Finding the gift was a nice cap to a day that had included hiking five miles up and down a mountain. The weather had cooperated, a breeze and light rain helping keep me from sweating through my jacket as I climbed.

It’s a surreal feeling, being on top of the world. I’d spent the week before in Dublin, but looking out at endless green, broken only by a crystal lake, sheep bleating from the valley below, I was seeing the Ireland I’d imagined. For a tiny country, it was showing me more than I’d dreamed.

Even getting lost on the trails for an hour, doubling back and pausing to simply turn in a circle a few times as rain darkened my hair, it was a profound experience. The closest I’d been to a mountain before this was staring up at one as I drove past or down at one as I flew above; those times are incomparable.

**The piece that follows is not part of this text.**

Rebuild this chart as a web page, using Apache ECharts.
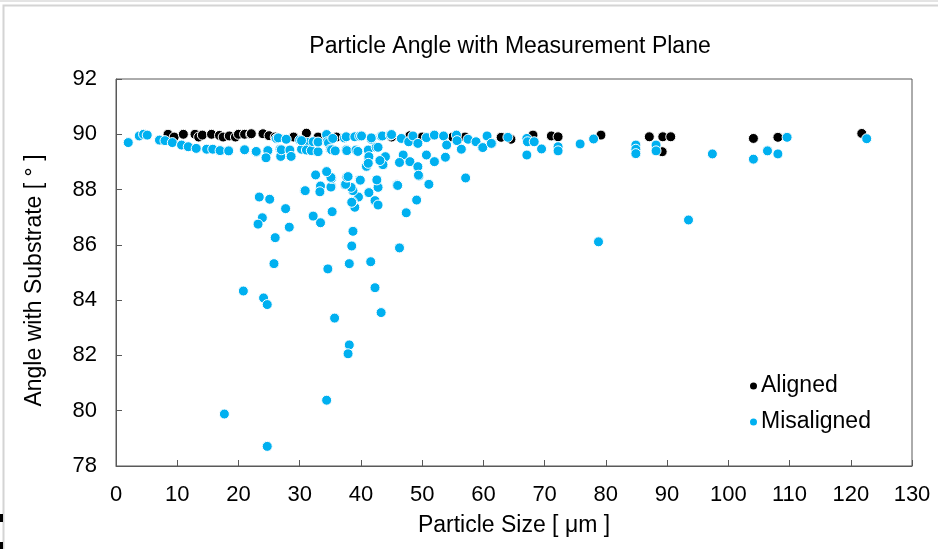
<!DOCTYPE html>
<html>
<head>
<meta charset="utf-8">
<script src="https://cdn.jsdelivr.net/npm/echarts@6/dist/echarts.min.js"></script>
<style>
html,body{margin:0;padding:0;background:#fff;}
#chart{width:938px;height:549px;}
</style>
</head>
<body>
<div id="chart"></div>
<script>
var titleText = "Particle Angle with Measurement Plane";
var xAxisName = "Particle Size [ μm ]";
var yAxisName = "Angle with Substrate [ ° ]";
var seriesNames = ["Aligned", "Misaligned"];

var alignedPoints = [
  [8.5,90.0],[9.5,89.9],[11.0,90.0],[12.9,90.0],[13.5,89.9],[14.1,89.97],[15.6,90.0],[16.9,89.96],
  [17.5,89.9],[18.5,89.94],[19.5,89.9],[20.0,90.0],[21.0,90.0],[22.0,90.0],[22.1,90.02],[24.0,90.02],
  [25.0,89.95],[26.0,89.9],[29.0,89.9],[31.1,90.04],[33.0,89.9],[36.0,89.9],[40.0,89.95],[45.0,89.9],
  [48.0,89.95],[50.0,89.9],[55.0,89.9],[57.0,89.9],[62.9,89.89],[64.5,89.82],[68.1,89.97],[71.1,89.94],
  [72.2,89.91],[79.2,89.97],[87.1,89.91],[89.3,89.91],[90.6,89.91],[89.2,89.37],[104.1,89.85],
  [108.1,89.89],[121.8,90.03]
];

var misalignedPoints = [
  // near-90 band
  [2.0,89.7],[3.8,89.94],[4.5,90.0],[5.1,89.97],[7.1,89.79],[8.0,89.77],[9.2,89.7],[10.7,89.61],
  [11.8,89.55],[13.1,89.49],[14.8,89.46],[15.8,89.46],[17.0,89.41],[18.4,89.40],[21.0,89.43],
  [21.0,89.44],[22.9,89.35],[22.9,89.38],[24.8,89.41],[24.5,89.15],[26.8,89.46],[26.9,89.2],[27.0,89.44],
  [28.4,89.43],[28.6,89.2],[30.3,89.46],[26.2,89.85],[26.5,89.87],[27.8,89.82],[30.0,89.79],[31.3,89.7],
  [30.3,89.77],[31.1,89.43],[31.9,89.41],[32.2,89.73],[33.0,89.7],[33.0,89.37],[33.0,89.72],[34.4,89.97],
  [34.4,89.99],[34.5,89.73],[34.7,89.69],[35.0,89.46],[35.2,89.44],[35.4,89.85],[35.8,89.4],[37.3,89.87],
  [37.6,89.91],[37.6,89.44],[37.7,89.41],[39.0,89.91],[39.2,89.43],[39.5,89.38],[39.8,89.93],[40.1,89.94],
  [41.2,89.43],[41.2,89.14],[41.3,89.19],[41.7,89.82],[41.7,89.87],[42.5,89.53],[42.8,89.53],[43.3,89.93],
  [43.5,89.94],[43.9,89.17],[44.0,89.19],[44.8,89.97],[45.0,89.99],[46.6,89.85],[46.9,89.25],[47.8,89.73],
  [48.0,89.01],[48.5,89.94],[49.3,89.67],[49.3,88.83],[50.7,89.88],[50.7,89.25],[52.0,89.97],[52.0,89.01],
  [53.5,89.94],[53.8,89.17],[54.0,89.61],[55.6,89.97],[55.7,89.77],[56.4,89.46],[57.5,89.82],[58.8,89.73],
  [59.8,89.52],[59.9,89.52],[60.6,89.94],[61.4,89.67],[61.3,89.67],[64.0,89.89],[67.1,89.85],[67.2,89.73],
  [67.1,89.25],[68.3,89.73],[69.5,89.47],[72.2,89.55],[72.2,89.4],[75.8,89.65],[78.0,89.83],[84.9,89.61],
  [84.9,89.46],[84.9,89.3],[88.2,89.61],[88.2,89.4],[97.4,89.29],[104.1,89.1],[106.4,89.4],[108.1,89.29],
  [109.6,89.89],[122.6,89.84],
  // mid cluster
  [46.3,88.98],[43.6,88.89],[43.6,88.9],[40.9,88.83],[40.9,88.84],[43.1,89.05],[41.2,88.95],[49.5,88.49],
  [49.4,88.52],[51.1,88.19],[57.1,88.42],[45.9,88.17],[46.0,88.15],[42.8,88.08],[42.6,88.35],[41.3,87.89],
  [42.3,87.6],[42.8,87.44],[39.8,88.35],[39.9,88.34],[39.6,87.73],[39.0,87.36],[38.7,87.96],[38.6,87.56],
  [38.5,87.54],[38.4,88.08],[37.4,88.17],[37.5,88.19],[37.7,88.45],[37.9,88.47],[35.2,88.1],[35.1,88.09],
  [35.2,88.4],[35.1,88.44],[33.4,88.13],[33.3,87.92],[32.6,88.53],[34.4,88.65],[30.8,87.96],[30.9,87.96],
  [32.2,87.04],[33.4,86.8],[35.3,87.2],[47.4,87.16],[49.1,87.62],
  // lower scatter
  [38.7,86.49],[38.5,85.96],[38.1,85.32],[46.3,85.89],[43.3,83.55],[42.3,84.45],[41.6,85.39],[38.1,82.38],
  [37.9,82.06],[35.7,83.35],[34.6,85.13],[34.4,80.38],[28.3,86.64],[27.7,87.31],[26.0,86.26],[25.8,85.32],
  [25.1,87.65],[23.4,87.73],[23.9,86.98],[23.2,86.75],[20.8,84.33],[24.1,84.08],[24.7,83.84],[17.7,79.88],
  [24.7,78.71],[78.8,86.11],[93.5,86.9]
];

var xMin = 0, xMax = 130, xStep = 10;
var yMin = 78, yMax = 92, yStep = 2;

var chart = echarts.init(document.getElementById('chart'), null, {renderer:'canvas'});
var fontFam = '"Liberation Sans", Arial, sans-serif';
var axisColor = '#595959';

chart.setOption({
  backgroundColor: '#ffffff',
  animation: false,
  title: {
    text: titleText,
    left: 505, top: 30, textAlign: 'center',
    textStyle: {fontFamily: fontFam, fontSize: 23, fontWeight: 'normal', color: '#000'}
  },
  legend: {
    orient: 'vertical',
    left: 743, top: 369,
    itemWidth: 9, itemHeight: 9, itemGap: 12,
    icon: 'circle',
    textStyle: {fontFamily: fontFam, fontSize: 23, lineHeight: 24, color: '#000', padding: [0,0,0,-2]},
    data: seriesNames
  },
  graphic: [
    {type:'rect', shape:{x:3.5,y:5.5,width:945,height:560}, style:{fill:'none', stroke:'#d4d4d4', lineWidth:2}, z:-1},
    {type:'rect', shape:{x:0,y:0,width:938,height:2}, style:{fill:'#e4e4e4'}},
    {type:'rect', shape:{x:0,y:514,width:3,height:8}, style:{fill:'#000'}},
    {type:'rect', shape:{x:0,y:542,width:3,height:7}, style:{fill:'#000'}}
  ],
  grid: {
    left: 116, top: 79, right: 26, bottom: 83,
    show: true, borderColor: axisColor, borderWidth: 1, backgroundColor: 'transparent'
  },
  xAxis: {
    type: 'value', min: xMin, max: xMax, interval: xStep,
    name: xAxisName, nameLocation: 'middle', nameGap: 48,
    nameTextStyle: {fontFamily: fontFam, fontSize: 23, color: '#000'},
    axisLine: {show: true, lineStyle: {color: axisColor, width: 1}},
    axisTick: {show: true, inside: true, length: 6, lineStyle: {color: axisColor}},
    axisLabel: {fontFamily: fontFam, fontSize: 22, color: '#000', margin: 18},
    splitLine: {show: false}
  },
  yAxis: {
    type: 'value', min: yMin, max: yMax, interval: yStep,
    name: yAxisName, nameLocation: 'middle', nameGap: 70, nameRotate: 90,
    nameTextStyle: {fontFamily: fontFam, fontSize: 23, color: '#000', padding: [0,16,0,0]},
    axisLine: {show: true, lineStyle: {color: axisColor, width: 1}},
    axisTick: {show: true, inside: true, length: 6, lineStyle: {color: axisColor}},
    axisLabel: {fontFamily: fontFam, fontSize: 22, color: '#000', margin: 19},
    splitLine: {show: false}
  },
  series: [
    {
      name: seriesNames[0], type: 'scatter', data: alignedPoints,
      symbol: 'circle', symbolSize: 10,
      itemStyle: {color: '#000000', borderColor: '#ffffff', borderWidth: 1, opacity: 1}
    },
    {
      name: seriesNames[1], type: 'scatter', data: misalignedPoints,
      symbol: 'circle', symbolSize: 10,
      itemStyle: {color: '#00B0F0', borderColor: '#ffffff', borderWidth: 1, opacity: 1}
    }
  ]
});
</script>
</body>
</html>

I thought I’d had enough excitement for the day after the descent, but doing some exploring near the national park’s visitors’ center let me know I wasn’t done. The tower jutting up against the horizon had caught my eye on the way in, but I’d thought that was all it was. I was wrong.

wicklow ruins

The ruins of Glendalough – national landmarks, according to plaques – housed monks back in the day, founded by St. Kevin in the sixth century. It used to be one of the country’s first cathedrals, a beauty in its prime with brick archways and huge windows to light the alter. English forces destroyed the settlement in 1389, but it still holds religious significance.

Graves were the main attraction, though. I was in the presence of history, quite literally. Dates on the tombstones went as far back as the 1600s, the names barely legible against the worn, nearly-smooth stone.

I could take souvenirs home, but I could never capture the feeling of standing in a place that had hosted weddings and funerals for nearly a thousand years.